As for dependencies, diff-pdf requires the following libraries:

  • wxWidgets >= 3.0
  • Cairo >= 1.4
  • Poppler >= 0.10

CentOS:

$ sudo yum groupinstall "Development Tools"
$ sudo yum install wxGTK wxGTK-devel poppler-glib poppler-glib-devel

Ubuntu:

$ sudo apt-get install make automake g++
$ sudo apt-get install libpoppler-glib-dev poppler-utils libwxgtk3.0-gtk3-dev

macOS:

Install Command Line Tools for Xcode:

$ xcode-select --install

and install Homebrew or MacPorts to manage dependencies, then:

$ brew install automake autoconf wxmac poppler cairo pkg-config

or

$ sudo port install automake autoconf wxWidgets-3.0 poppler cairo pkgconfig

Note that many more libraries are required on Windows, where none of the libraries Cairo and Poppler use are normally available. At the time of writing, transitive cover of the above dependencies included fontconfig, freetype, glib, libpng, pixman, gettext, libiconv, libjpeg and zlib.
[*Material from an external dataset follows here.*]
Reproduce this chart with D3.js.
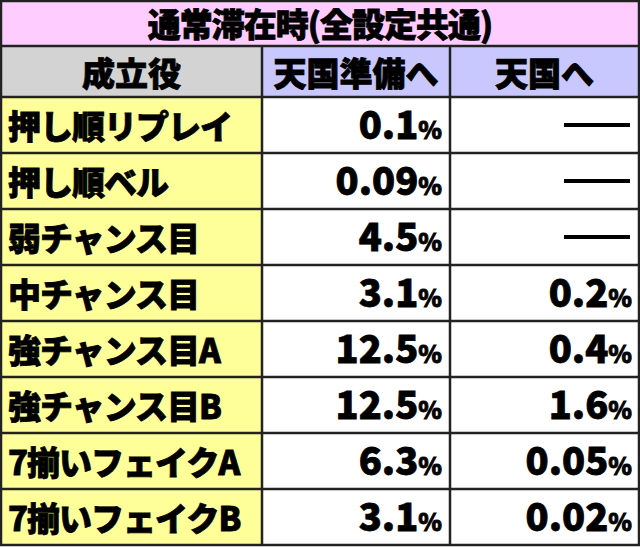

Compiling on Windows using MSYS + MinGW

  1. First of all, you will need working MinGW installation with MSYS2 environment and C++ compiler. Install MSYS2 by following their instructions.

  2. Once installed, launch the MSYS2 MinGW shell. It will open a terminal window; type cd /c/directory/with/diff-pdf to go to the directory with diff-pdf sources.

  3. You will need to install additional MSYS components that are not normally included with MSYS, using these commands:

    $ pacman -Syu
    $ pacman -S automake autoconf pkg-config make zip
    $ pacman -S mingw-w64-i686-{gcc,poppler,wxWidgets}
    
  4. Build diff-pdf in the same way as in the instructions for Unix above:

    $ ./bootstrap  # only if building from git repository
    $ ./configure
    $ make
    
  5. To build a ZIP archive will all DLLs, run

    $ make windows-dist
    

Installing

On Unix, the usual make install is sufficient.

On Windows, installation is not necessary, just copy the files somewhere. If you built it following the instructions above, all the necessary files will be in the created ZIP archive.